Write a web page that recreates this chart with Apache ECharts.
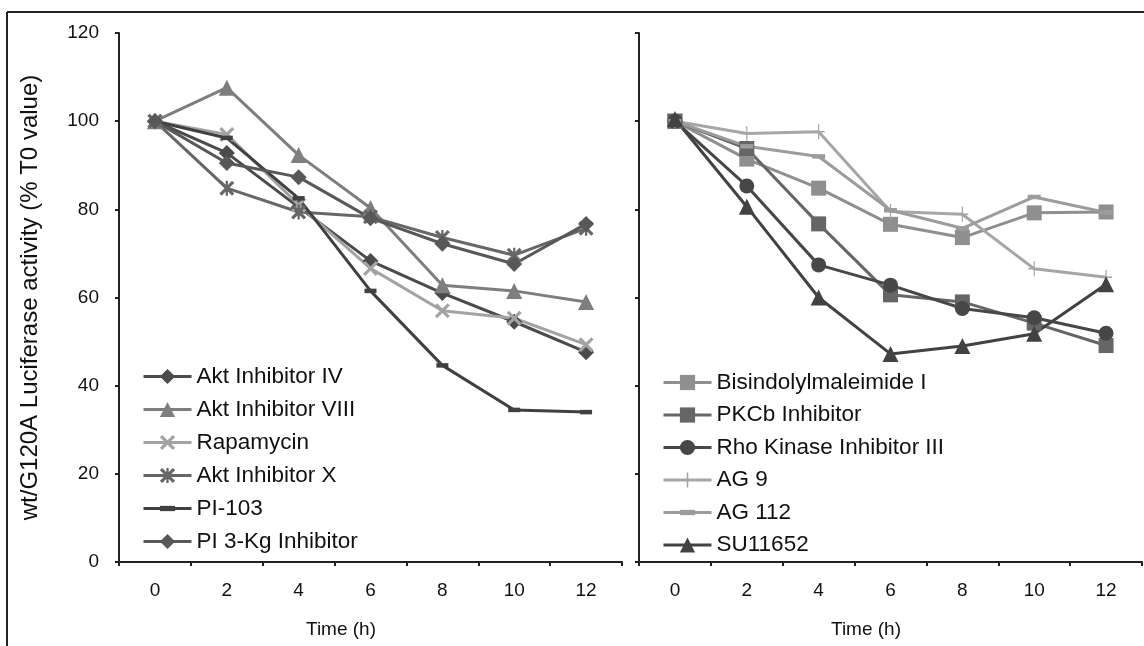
<!DOCTYPE html>
<html>
<head>
<meta charset="utf-8">
<script src="https://cdn.jsdelivr.net/npm/echarts@6/dist/echarts.min.js"></script>
<style>
html,body{margin:0;padding:0;background:#fff;}
#c{width:1144px;height:646px;}
</style>
</head>
<body>
<div id="c"></div>
<script>
// ---- data ----
const timeLabels = ['0', '2', '4', '6', '8', '10', '12'];
const yTicks = [0, 20, 40, 60, 80, 100, 120];

// left panel
const aktInhibitorIV   = [100, 92.8, 80.5, 68.3, 61.0, 54.5, 47.6];
const aktInhibitorVIII = [100, 107.6, 92.3, 80.3, 62.8, 61.5, 59.0];
const rapamycin        = [100, 97.0, 81.0, 66.6, 57.0, 55.3, 49.3];
const aktInhibitorX    = [100, 84.8, 79.4, 78.3, 73.6, 69.6, 75.7];
const pi103            = [100, 96.2, 82.5, 61.5, 44.6, 34.5, 34.0];
const pi3KgInhibitor   = [100, 90.5, 87.3, 78.0, 72.2, 67.6, 76.7];

// right panel
const bisindolylmaleimideI = [100, 91.4, 84.8, 76.6, 73.6, 79.2, 79.4];
const pkcbInhibitor        = [100, 93.8, 76.7, 60.6, 59.0, 54.2, 49.1];
const rhoKinaseInhibitorIII= [100, 85.3, 67.4, 62.8, 57.5, 55.4, 51.9];
const ag9                  = [100, 97.2, 97.6, 79.5, 78.9, 66.5, 64.6];
const ag112                = [100, 94.3, 92.0, 79.8, 75.7, 82.8, 79.3];
const su11652              = [100.5, 80.6, 60.0, 47.2, 49.0, 51.8, 63.0];

const leftNames = ['Akt Inhibitor IV', 'Akt Inhibitor VIII', 'Rapamycin', 'Akt Inhibitor X', 'PI-103', 'PI 3-Kg Inhibitor'];
const rightNames = ['Bisindolylmaleimide I', 'PKCb Inhibitor', 'Rho Kinase Inhibitor III', 'AG 9', 'AG 112', 'SU11652'];

// ---- styles ----
const FONT = 'Liberation Sans, Arial, sans-serif';
const X_PATH = 'path://M0,3 L3,0 L10,7 L17,0 L20,3 L13,10 L20,17 L17,20 L10,13 L3,20 L0,17 L7,10 Z';
const AST_PATH = 'path://M0,3 L3,0 L10,7 L17,0 L20,3 L13,10 L20,17 L17,20 L10,13 L3,20 L0,17 L7,10 Z M8.5,0 L11.5,0 L11.5,20 L8.5,20 Z';
const PLUS_PATH = 'path://M9,0 L11,0 L11,9 L20,9 L20,11 L11,11 L11,20 L9,20 L9,11 L0,11 L0,9 L9,9 Z';
// dash: a 26x9 bar inside a 26x26 (invisible) box so it keeps its shape in the legend too
const DASH_PATH = 'path://M0,8.5 L26,8.5 L26,17.5 L0,17.5 Z M0,0 L0,0 M26,26 L26,26';

function mk(name, data, color, symbol, size, idx) {
  return {
    name: name, type: 'line', data: data,
    xAxisIndex: idx, yAxisIndex: idx,
    symbol: symbol, symbolSize: size, showSymbol: true,
    symbolKeepAspect: false,
    lineStyle: {color: color, width: 3},
    itemStyle: {color: color, borderWidth: 0},
    emphasis: {disabled: true},
    animation: false, z: 3
  };
}

const series = [
  mk(leftNames[0], aktInhibitorIV,   '#4b4b4b', 'diamond', 16, 0),
  mk(leftNames[1], aktInhibitorVIII, '#7e7e7e', 'triangle', 16, 0),
  mk(leftNames[2], rapamycin,        '#a3a3a3', X_PATH, 15, 0),
  mk(leftNames[3], aktInhibitorX,    '#676767', AST_PATH, 15, 0),
  mk(leftNames[4], pi103,            '#404040', DASH_PATH, [12, 13], 0),
  mk(leftNames[5], pi3KgInhibitor,   '#585858', 'diamond', 16, 0),
  mk(rightNames[0], bisindolylmaleimideI, '#8f8f8f', 'rect', 15, 1),
  mk(rightNames[1], pkcbInhibitor,        '#666666', 'rect', 15, 1),
  mk(rightNames[2], rhoKinaseInhibitorIII,'#474747', 'circle', 15, 1),
  mk(rightNames[3], ag9,                  '#a6a6a6', PLUS_PATH, [12, 15], 1),
  mk(rightNames[4], ag112,                '#9c9c9c', DASH_PATH, [13, 13], 1),
  mk(rightNames[5], su11652,              '#424242', 'triangle', 16, 1)
];

const axisLine = {show: true, lineStyle: {color: '#222', width: 2}};
const axisTick = {show: true, inside: false, length: 4, lineStyle: {color: '#222', width: 2}};

function xAx(idx) {
  return {
    type: 'category', gridIndex: idx, data: timeLabels, boundaryGap: true,
    axisLine: axisLine, axisTick: axisTick,
    axisLabel: {color: '#111', fontSize: 19, fontFamily: FONT, margin: 19},
    splitLine: {show: false}
  };
}
function yAx(idx, showLabels) {
  const o = {
    type: 'value', gridIndex: idx, min: yTicks[0], max: yTicks[yTicks.length - 1], interval: 20,
    axisLine: axisLine, axisTick: axisTick,
    axisLabel: {show: showLabels, color: '#111', fontSize: 19, fontFamily: FONT, margin: 20},
    splitLine: {show: false}
  };
  if (showLabels) {
    o.name = 'wt/G120A Luciferase activity (% T0 value)';
    o.nameLocation = 'middle';
    o.nameGap = 77;
    o.nameRotate = 90;
    o.nameTextStyle = {color: '#111', fontSize: 24, fontFamily: FONT};
  }
  return o;
}

const legendText = {color: '#111', fontSize: 22.5, fontFamily: FONT};

const option = {
  backgroundColor: '#fff',
  animation: false,
  grid: [
    {left: 119, right: 522, top: 33, bottom: 84, containLabel: false},
    {left: 639, right: 2, top: 33, bottom: 84, containLabel: false}
  ],
  xAxis: [xAx(0), xAx(1)],
  yAxis: [yAx(0, true), yAx(1, false)],
  legend: [
    {data: leftNames, orient: 'vertical', left: 142, top: 365, itemWidth: 48, itemHeight: 19,
     itemGap: 10, textStyle: legendText, selectedMode: false, padding: 0,
     lineStyle: {width: 3}, symbolKeepAspect: true},
    {data: rightNames, orient: 'vertical', left: 662, top: 371, itemWidth: 48, itemHeight: 19,
     itemGap: 9.5, textStyle: legendText, selectedMode: false, padding: 0,
     lineStyle: {width: 3}, symbolKeepAspect: true}
  ],
  graphic: [
    {type: 'line', shape: {x1: 7, y1: 12, x2: 1144, y2: 12}, style: {stroke: '#222', lineWidth: 2}},
    {type: 'line', shape: {x1: 7, y1: 12, x2: 7, y2: 646}, style: {stroke: '#222', lineWidth: 2}},
    {type: 'text', left: 306, top: 620, style: {text: 'Time (h)', fill: '#111', font: '19px ' + FONT}},
    {type: 'text', left: 831, top: 620, style: {text: 'Time (h)', fill: '#111', font: '19px ' + FONT}}
  ],
  series: series
};

const chart = echarts.init(document.getElementById('c'), null, {renderer: 'canvas'});
chart.setOption(option);
</script>
</body>
</html>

════

■ REQUIRED TASK:
Repeat the material above in full and exactly, omitting the pictures.

■ SOLVED PROBLEM:
Write a web page that recreates this chart with Apache ECharts.
<!DOCTYPE html>
<html>
<head>
<meta charset="utf-8">
<script src="https://cdn.jsdelivr.net/npm/echarts@6/dist/echarts.min.js"></script>
<style>
html,body{margin:0;padding:0;background:#fff;}
#c{width:1144px;height:646px;}
</style>
</head>
<body>
<div id="c"></div>
<script>
// ---- data ----
const timeLabels = ['0', '2', '4', '6', '8', '10', '12'];
const yTicks = [0, 20, 40, 60, 80, 100, 120];

// left panel
const aktInhibitorIV   = [100, 92.8, 80.5, 68.3, 61.0, 54.5, 47.6];
const aktInhibitorVIII = [100, 107.6, 92.3, 80.3, 62.8, 61.5, 59.0];
const rapamycin        = [100, 97.0, 81.0, 66.6, 57.0, 55.3, 49.3];
const aktInhibitorX    = [100, 84.8, 79.4, 78.3, 73.6, 69.6, 75.7];
const pi103            = [100, 96.2, 82.5, 61.5, 44.6, 34.5, 34.0];
const pi3KgInhibitor   = [100, 90.5, 87.3, 78.0, 72.2, 67.6, 76.7];

// right panel
const bisindolylmaleimideI = [100, 91.4, 84.8, 76.6, 73.6, 79.2, 79.4];
const pkcbInhibitor        = [100, 93.8, 76.7, 60.6, 59.0, 54.2, 49.1];
const rhoKinaseInhibitorIII= [100, 85.3, 67.4, 62.8, 57.5, 55.4, 51.9];
const ag9                  = [100, 97.2, 97.6, 79.5, 78.9, 66.5, 64.6];
const ag112                = [100, 94.3, 92.0, 79.8, 75.7, 82.8, 79.3];
const su11652              = [100.5, 80.6, 60.0, 47.2, 49.0, 51.8, 63.0];

const leftNames = ['Akt Inhibitor IV', 'Akt Inhibitor VIII', 'Rapamycin', 'Akt Inhibitor X', 'PI-103', 'PI 3-Kg Inhibitor'];
const rightNames = ['Bisindolylmaleimide I', 'PKCb Inhibitor', 'Rho Kinase Inhibitor III', 'AG 9', 'AG 112', 'SU11652'];

// ---- styles ----
const FONT = 'Liberation Sans, Arial, sans-serif';
const X_PATH = 'path://M0,3 L3,0 L10,7 L17,0 L20,3 L13,10 L20,17 L17,20 L10,13 L3,20 L0,17 L7,10 Z';
const AST_PATH = 'path://M0,3 L3,0 L10,7 L17,0 L20,3 L13,10 L20,17 L17,20 L10,13 L3,20 L0,17 L7,10 Z M8.5,0 L11.5,0 L11.5,20 L8.5,20 Z';
const PLUS_PATH = 'path://M9,0 L11,0 L11,9 L20,9 L20,11 L11,11 L11,20 L9,20 L9,11 L0,11 L0,9 L9,9 Z';
// dash: a 26x9 bar inside a 26x26 (invisible) box so it keeps its shape in the legend too
const DASH_PATH = 'path://M0,8.5 L26,8.5 L26,17.5 L0,17.5 Z M0,0 L0,0 M26,26 L26,26';

function mk(name, data, color, symbol, size, idx) {
  return {
    name: name, type: 'line', data: data,
    xAxisIndex: idx, yAxisIndex: idx,
    symbol: symbol, symbolSize: size, showSymbol: true,
    symbolKeepAspect: false,
    lineStyle: {color: color, width: 3},
    itemStyle: {color: color, borderWidth: 0},
    emphasis: {disabled: true},
    animation: false, z: 3
  };
}

const series = [
  mk(leftNames[0], aktInhibitorIV,   '#4b4b4b', 'diamond', 16, 0),
  mk(leftNames[1], aktInhibitorVIII, '#7e7e7e', 'triangle', 16, 0),
  mk(leftNames[2], rapamycin,        '#a3a3a3', X_PATH, 15, 0),
  mk(leftNames[3], aktInhibitorX,    '#676767', AST_PATH, 15, 0),
  mk(leftNames[4], pi103,            '#404040', DASH_PATH, [12, 13], 0),
  mk(leftNames[5], pi3KgInhibitor,   '#585858', 'diamond', 16, 0),
  mk(rightNames[0], bisindolylmaleimideI, '#8f8f8f', 'rect', 15, 1),
  mk(rightNames[1], pkcbInhibitor,        '#666666', 'rect', 15, 1),
  mk(rightNames[2], rhoKinaseInhibitorIII,'#474747', 'circle', 15, 1),
  mk(rightNames[3], ag9,                  '#a6a6a6', PLUS_PATH, [12, 15], 1),
  mk(rightNames[4], ag112,                '#9c9c9c', DASH_PATH, [13, 13], 1),
  mk(rightNames[5], su11652,              '#424242', 'triangle', 16, 1)
];

const axisLine = {show: true, lineStyle: {color: '#222', width: 2}};
const axisTick = {show: true, inside: false, length: 4, lineStyle: {color: '#222', width: 2}};

function xAx(idx) {
  return {
    type: 'category', gridIndex: idx, data: timeLabels, boundaryGap: true,
    axisLine: axisLine, axisTick: axisTick,
    axisLabel: {color: '#111', fontSize: 19, fontFamily: FONT, margin: 19},
    splitLine: {show: false}
  };
}
function yAx(idx, showLabels) {
  const o = {
    type: 'value', gridIndex: idx, min: yTicks[0], max: yTicks[yTicks.length - 1], interval: 20,
    axisLine: axisLine, axisTick: axisTick,
    axisLabel: {show: showLabels, color: '#111', fontSize: 19, fontFamily: FONT, margin: 20},
    splitLine: {show: false}
  };
  if (showLabels) {
    o.name = 'wt/G120A Luciferase activity (% T0 value)';
    o.nameLocation = 'middle';
    o.nameGap = 77;
    o.nameRotate = 90;
    o.nameTextStyle = {color: '#111', fontSize: 24, fontFamily: FONT};
  }
  return o;
}

const legendText = {color: '#111', fontSize: 22.5, fontFamily: FONT};

const option = {
  backgroundColor: '#fff',
  animation: false,
  grid: [
    {left: 119, right: 522, top: 33, bottom: 84, containLabel: false},
    {left: 639, right: 2, top: 33, bottom: 84, containLabel: false}
  ],
  xAxis: [xAx(0), xAx(1)],
  yAxis: [yAx(0, true), yAx(1, false)],
  legend: [
    {data: leftNames, orient: 'vertical', left: 142, top: 365, itemWidth: 48, itemHeight: 19,
     itemGap: 10, textStyle: legendText, selectedMode: false, padding: 0,
     lineStyle: {width: 3}, symbolKeepAspect: true},
    {data: rightNames, orient: 'vertical', left: 662, top: 371, itemWidth: 48, itemHeight: 19,
     itemGap: 9.5, textStyle: legendText, selectedMode: false, padding: 0,
     lineStyle: {width: 3}, symbolKeepAspect: true}
  ],
  graphic: [
    {type: 'line', shape: {x1: 7, y1: 12, x2: 1144, y2: 12}, style: {stroke: '#222', lineWidth: 2}},
    {type: 'line', shape: {x1: 7, y1: 12, x2: 7, y2: 646}, style: {stroke: '#222', lineWidth: 2}},
    {type: 'text', left: 306, top: 620, style: {text: 'Time (h)', fill: '#111', font: '19px ' + FONT}},
    {type: 'text', left: 831, top: 620, style: {text: 'Time (h)', fill: '#111', font: '19px ' + FONT}}
  ],
  series: series
};

const chart = echarts.init(document.getElementById('c'), null, {renderer: 'canvas'});
chart.setOption(option);
</script>
</body>
</html>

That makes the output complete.